Friday 1 December 2017

Newsquest makes Christmas cuts & redundancies as boss pockets £1million plus

As readers will know the local press is in crisis. The Wembley and Harrow Observer went over to on-line only with extremley limited coverage of local news and the Brent and Kilburn Times is much reduced in size and coverage as a result of staff cuts.

Now Newsquest, publisher of local newspapers is making staff redundant as this press release from the NUJ reports:

Newsquest’s chief executive Henry Faure Walker’s pay and perks have passed the £1m mark, but scores of journalists face being made redundant just in time for Christmas. Others have been told their meagre overtime and anti-social hours’ payments will be pared down.  

Newspapers throughout the group have been told jobs will go and payments for working bank holidays and weekends and mileage rates will be cut. This follows a year of job losses, title closures and cuts which have all taken their toll on staff, as a group-wide stress survey has shown. Reps said the latest round was “potentially hazardous to health – both physically and mentally”.

The Newsquest November cull has become such a regular feature that it has been given its own festive hashtag of #Scroogequest

Union reps met on Monday 27 November to discuss the situation. Newsquest refuses to consult the union on a national level, despite it being obvious that all its newspapers are controlled centrally by the group. One rep called the latest round of cuts “insane” since it will be impossible for the remaining staff to take on the extra work.
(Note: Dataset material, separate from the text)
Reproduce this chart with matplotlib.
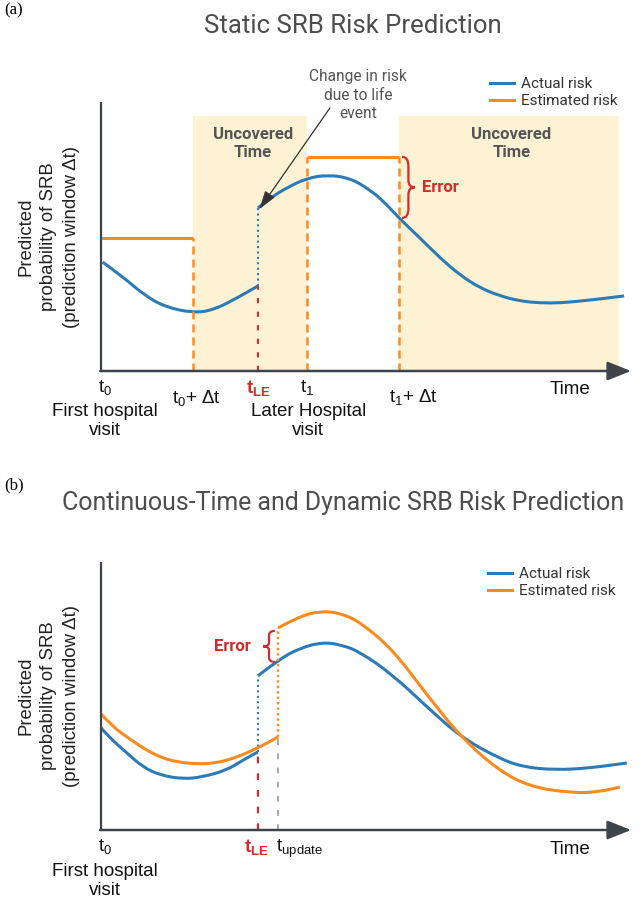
import matplotlib
matplotlib.use('Agg')
import matplotlib.pyplot as plt
from matplotlib.path import Path
from matplotlib.patches import PathPatch
from matplotlib.lines import Line2D

plt.rcParams['mathtext.fontset'] = 'custom'
plt.rcParams['mathtext.rm'] = 'Liberation Sans'
plt.rcParams['mathtext.bf'] = 'Liberation Sans:bold'

# ---------------- data (time 0-100, risk 0-100) ----------------
# Panel (a): static prediction
a_t_LE = 29.6
a_t0_dt = 17.4
a_t1 = 38.9
a_t1_dt = 56.2
a_uncovered = [(17.4, 38.9), (56.2, 97.7)]
a_uncovered_top = 94.8
a_est_level_0 = 49.4
a_est_level_1 = 79.6
a_act1_t = [0.3, 4.2, 8.1, 12.1, 17.4, 21.3, 26.0, 29.6]
a_act1_r = [40.5, 34.9, 28.3, 23.8, 21.6, 22.7, 27.5, 31.6]
a_act2_t = [29.6, 31.9, 35.3, 38.9, 42.8, 47.0, 50.8, 53.6, 56.2, 60.2, 64.0,
            67.7, 71.5, 75.3, 79.1, 82.8, 86.6, 90.4, 94.2, 98.7]
a_act2_r = [60.6, 64.3, 68.4, 71.7, 72.9, 71.7, 67.3, 62.5, 56.9, 49.4, 42.0,
            35.7, 30.9, 27.9, 26.0, 25.3, 25.3, 26.0, 26.8, 27.9]

# Panel (b): continuous-time dynamic prediction
b_t_LE = 29.6
b_t_upd = 33.4
b_act1_t = [0, 1.7, 4.9, 7.9, 11.1, 15.5, 19.2, 23.8, 26.8, 29.6]
b_act1_r = [38.1, 34.3, 28.7, 23.5, 20.5, 19.0, 19.8, 22.4, 26.1, 29.1]
b_est1_t = [0, 2.3, 4.9, 7.9, 11.1, 14.3, 18.1, 21.9, 25.7, 29.6, 33.4]
b_est1_r = [43.3, 38.4, 34.7, 30.6, 27.2, 25.4, 24.6, 25.0, 27.2, 30.6, 34.7]
b_act2_t = [29.6, 33.4, 37.5, 41.9, 45.5, 48.9, 55.1, 61.5, 67.9, 74.9, 79.6,
            85.8, 92.1, 99.2]
b_act2_r = [57.5, 63.4, 67.9, 70.1, 69.0, 66.4, 57.8, 45.9, 34.7, 26.9, 23.5,
            22.4, 23.1, 25.0]
b_est2_t = [33.4, 37.2, 41.3, 45.1, 48.9, 55.1, 61.5, 67.9, 74.9, 81.1, 89.1,
            93.8, 97.9]
b_est2_r = [75.4, 79.5, 81.7, 81.0, 77.6, 67.2, 50.4, 34.7, 22.4, 16.0, 13.8,
            14.2, 16.0]

legend_labels = ['Actual risk', 'Estimated risk']

# ---------------- style ----------------
BLUE = '#2c7bb6'
ORANGE = '#fb8a1f'
SHADE = '#fdf3d4'
AXC = '#3e444b'
RED = '#d42a2a'
TXT_GRAY = '#4d4d4d'
LW = 2.2
SANS = ['Roboto', 'DejaVu Sans']
TICKF = ['Liberation Sans', 'DejaVu Sans']

W, H = 644, 900
fig = plt.figure(figsize=(W / 100, H / 100), dpi=100)


def px_axes(left, top, right, bottom):
    return fig.add_axes([left / W, 1 - bottom / H, (right - left) / W, (bottom - top) / H])


def fx(x):
    return x / W


def fy(y):
    return 1 - y / H


def smooth_line(ax, t, r, **kw):
    """Draw the read points as a smooth quadratic-Bezier path."""
    pts = list(zip(t, r))
    verts = [pts[0]]
    codes = [Path.MOVETO]
    for i in range(1, len(pts) - 1):
        mid = ((pts[i][0] + pts[i + 1][0]) / 2, (pts[i][1] + pts[i + 1][1]) / 2)
        verts += [pts[i], mid]
        codes += [Path.CURVE3, Path.CURVE3]
    verts.append(pts[-1])
    codes.append(Path.LINETO)
    ax.add_patch(PathPatch(Path(verts, codes), fill=False, capstyle='butt',
                           joinstyle='round', **kw))


def brace(ax, x_end, x_tip, y_top, y_bot, **kw):
    xm = (x_end + x_tip) / 2
    ym = (y_top + y_bot) / 2
    h = y_top - y_bot
    verts = [(x_end, y_top), (xm, y_top), (xm, y_top - 0.15 * h),
             (xm, ym + 0.12 * h),
             (xm, ym), (x_tip, ym),
             (xm, ym), (xm, ym - 0.12 * h),
             (xm, y_bot + 0.15 * h),
             (xm, y_bot), (x_end, y_bot)]
    codes = [Path.MOVETO, Path.CURVE3, Path.CURVE3, Path.LINETO,
             Path.CURVE3, Path.CURVE3, Path.CURVE3, Path.CURVE3,
             Path.LINETO, Path.CURVE3, Path.CURVE3]
    ax.add_patch(PathPatch(Path(verts, codes), fill=False, **kw))


axA = px_axes(101, 102, 631, 371)
axB = px_axes(101, 562, 631, 830)

for ax in (axA, axB):
    ax.set_xlim(0, 100)
    ax.set_ylim(0, 100)
    ax.axis('off')
    ax.plot([0, 0], [0, 100], color=AXC, lw=1.6, clip_on=False,
            solid_capstyle='butt', zorder=5)
    ax.annotate('', xy=(100, 0), xytext=(-0.15, 0),
                arrowprops=dict(arrowstyle='-|>,head_length=0.8,head_width=0.32',
                                color=AXC, lw=1.8, shrinkA=0, shrinkB=0,
                                mutation_scale=18),
                annotation_clip=False, zorder=5)
    ax.legend(handles=[Line2D([], [], color=BLUE, lw=LW),
                       Line2D([], [], color=ORANGE, lw=LW)],
              labels=legend_labels, loc='upper left', frameon=False,
              borderpad=0, borderaxespad=0, handlelength=1.55,
              handletextpad=0.5, labelspacing=0.22,
              prop=dict(family=SANS, size=11), labelcolor='#333333',
              bbox_transform=fig.transFigure,
              bbox_to_anchor=(fx(490), fy(77)) if ax is axA else (fx(488), fy(567)))

ylabel = 'Predicted\nprobability of SRB\n(prediction window Δt)'

# ================= Panel (a) =================
fig.text(fx(4), fy(10), '(a)', family=['Liberation Serif', 'DejaVu Serif'],
         fontsize=12, ha='left', va='center')
fig.text(fx(353), fy(26), 'Static SRB Risk Prediction', family=SANS,
         fontsize=18.5, ha='center', va='center', color=TXT_GRAY)
fig.text(fx(49), fy(237), ylabel, rotation=90, ha='center', va='center',
         multialignment='center', family=TICKF, fontsize=13.4,
         linespacing=1.45, color='#222222')

for (x0, x1) in a_uncovered:
    axA.axvspan(x0, x1, ymin=0, ymax=a_uncovered_top / 100, color=SHADE,
                lw=0, zorder=0)
    axA.text((x0 + x1) / 2 + 0.5, 84.6, 'Uncovered\nTime', ha='center',
             va='center', family=SANS, fontweight='bold', fontsize=12,
             color='#555555', linespacing=1.3)

# estimated risk (static)
axA.plot([0, a_t0_dt], [a_est_level_0] * 2, color=ORANGE, lw=LW,
         solid_capstyle='butt', clip_on=False)
axA.plot([a_t1, a_t1_dt], [a_est_level_1] * 2, color=ORANGE, lw=LW,
         solid_capstyle='butt')
dash_o = (0, (3.2, 2.0))
axA.plot([a_t0_dt] * 2, [0, a_est_level_0], color=ORANGE, lw=1.8, ls=dash_o)
axA.plot([a_t1] * 2, [0, a_est_level_1], color=ORANGE, lw=1.8, ls=dash_o)
axA.plot([a_t1_dt] * 2, [0, a_est_level_1], color=ORANGE, lw=1.8, ls=dash_o)

# actual risk
smooth_line(axA, a_act1_t, a_act1_r, color=BLUE, lw=LW)
smooth_line(axA, a_act2_t, a_act2_r, color=BLUE, lw=LW)
axA.plot([a_t_LE] * 2, [a_act1_r[-1], a_act2_r[0]], color=BLUE, lw=1.5,
         ls=(0, (1, 1.6)))
axA.plot([a_t_LE] * 2, [0, a_act1_r[-1]], color=RED, lw=1.5, ls=(0, (2.5, 4)))

# error brace
brace(axA, 56.8, 59.2, a_est_level_1, 56.9, color=RED, lw=1.6)
axA.text(60.6, 68.4, 'Error', color=RED, fontweight='bold', family=SANS,
         fontsize=12, ha='left', va='center')

# annotation
fig.text(fx(358), fy(95), 'Change in risk\ndue to life\nevent', ha='center',
         va='center', family=SANS, fontsize=11.2, color='#555555',
         linespacing=1.28)
axA.annotate('', xy=(29.9, 60.2), xytext=(43.2, 97.8),
             arrowprops=dict(arrowstyle='-|>,head_length=0.7,head_width=0.22',
                             color='#333333', lw=0.9, mutation_scale=16,
                             shrinkA=0, shrinkB=0),
             annotation_clip=False)

# x labels
xtA = axA.get_xaxis_transform()
hA = 269.0
lab_kw = dict(family=TICKF, fontsize=13.5, color='#111111', ha='center', va='center')
axA.text(0.8, -17 / hA, r'$\mathrm{t}_0$', transform=xtA, **lab_kw)
axA.text(0.8, -50 / hA, 'First hospital\nvisit', transform=xtA, linespacing=1.2, **lab_kw)
axA.text(18.1, -28 / hA, r'$\mathrm{t}_0$+ Δt', transform=xtA, **lab_kw)
axA.text(a_t_LE, -18 / hA, r'$\mathbf{t}_{\mathbf{LE}}$', transform=xtA,
         **{**lab_kw, 'color': RED})
axA.text(38.9, -17 / hA, r'$\mathrm{t}_1$', transform=xtA, **lab_kw)
axA.text(39.1, -50 / hA, 'Later Hospital\nvisit', transform=xtA, linespacing=1.2, **lab_kw)
axA.text(58.9, -27 / hA, r'$\mathrm{t}_1$+ Δt', transform=xtA, **lab_kw)
axA.text(88.5, -18 / hA, 'Time', transform=xtA, **lab_kw)

# ================= Panel (b) =================
fig.text(fx(4), fy(485), '(b)', family=['Liberation Serif', 'DejaVu Serif'],
         fontsize=12, ha='left', va='center')
fig.text(fx(62), fy(503), 'Continuous-Time and Dynamic SRB Risk Prediction',
         family=SANS, fontsize=17.9, ha='left', va='center', color=TXT_GRAY)
fig.text(fx(49), fy(696), ylabel, rotation=90, ha='center', va='center',
         multialignment='center', family=TICKF, fontsize=13.4,
         linespacing=1.45, color='#222222')

smooth_line(axB, b_est1_t, b_est1_r, color=ORANGE, lw=LW, zorder=3)
smooth_line(axB, b_est2_t, b_est2_r, color=ORANGE, lw=LW, zorder=3)
smooth_line(axB, b_act1_t, b_act1_r, color=BLUE, lw=LW, zorder=2)
smooth_line(axB, b_act2_t, b_act2_r, color=BLUE, lw=LW, zorder=2)

axB.plot([b_t_LE] * 2, [b_act1_r[-1], b_act2_r[0]], color=BLUE, lw=1.5,
         ls=(0, (1, 1.6)))
axB.plot([b_t_LE] * 2, [0, b_act1_r[-1]], color=RED, lw=1.6, ls=(0, (3, 4.5)))
axB.plot([b_t_upd] * 2, [b_est1_r[-1], b_est2_r[0]], color=ORANGE, lw=1.7,
         ls=(0, (1, 1.3)))
axB.plot([b_t_upd] * 2, [0, b_est1_r[-1]], color='#9a9a9a', lw=1.2,
         ls=(0, (3.5, 5)))

brace(axB, 32.8, 30.6, 74.3, 62.7, color=RED, lw=1.6)
axB.text(28.3, 68.3, 'Error', color=RED, fontweight='bold', family=SANS,
         fontsize=12, ha='right', va='center')

xtB = axB.get_xaxis_transform()
hB = 268.0
axB.text(0.8, -17 / hB, r'$\mathrm{t}_0$', transform=xtB, **lab_kw)
axB.text(0.8, -51 / hB, 'First hospital\nvisit', transform=xtB, linespacing=1.2, **lab_kw)
axB.text(b_t_LE - 0.2, -18 / hB, r'$\mathbf{t}_{\mathbf{LE}}$', transform=xtB,
         **{**lab_kw, 'color': RED})
axB.text(33.0, -19 / hB, r'$\mathrm{t}_{\mathrm{update}}$', transform=xtB,
         **{**lab_kw, 'ha': 'left'})
axB.text(88.5, -19 / hB, 'Time', transform=xtB, **lab_kw)

fig.savefig('out.png', dpi=100)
Staff at Darlington have decided to ballot for industrial action and the ballot will start on Thursday 7 December.

In York, where The Press, Gazette & Herald, York Herald and Yorkshire Living are published, three staff jobs are at risk of redundancy, including the popular arts editor, and no editing staff will work on Sundays. At the Bradford Telegraph and Argus the five roles are at risk with three newsdesk jobs to be cut to one, and an edition dropped, while the number of journalists on the Craven Herald and Ilkley Gazette will be reduced from three to two. In south London the staff’s work-to-rule is one year old. A sub-editor and freelance photographer have recently been cut. In Glasgow, several long-serving staff have agreed to leave, with some negotiating freelance contracts with Newsquest. After the editors of The Herald and Evening Times step down in December, Newsquest's flagship titles will be run by a single editor-in-chief, Donald Martin.  

Newsquest plans to shut the Wilts and Gloucestershire Standard’s office in Cirencester with two editorial roles at risk of redundancy. The company also plans to reduce the number of sports editors working at three sister titles – the Standard, the Gloucestershire Gazette and the Stroud News & Journal – from three to two. Consultations will be completed at the end of the month and the Standard’s office will close at the end of December if the proposals go ahead. Fears that cuts would inevitably follow the sale of the Isle of Wight County Press have proved correct – Newsquest has called for voluntary redundancies four months after it bought out the independent publisher.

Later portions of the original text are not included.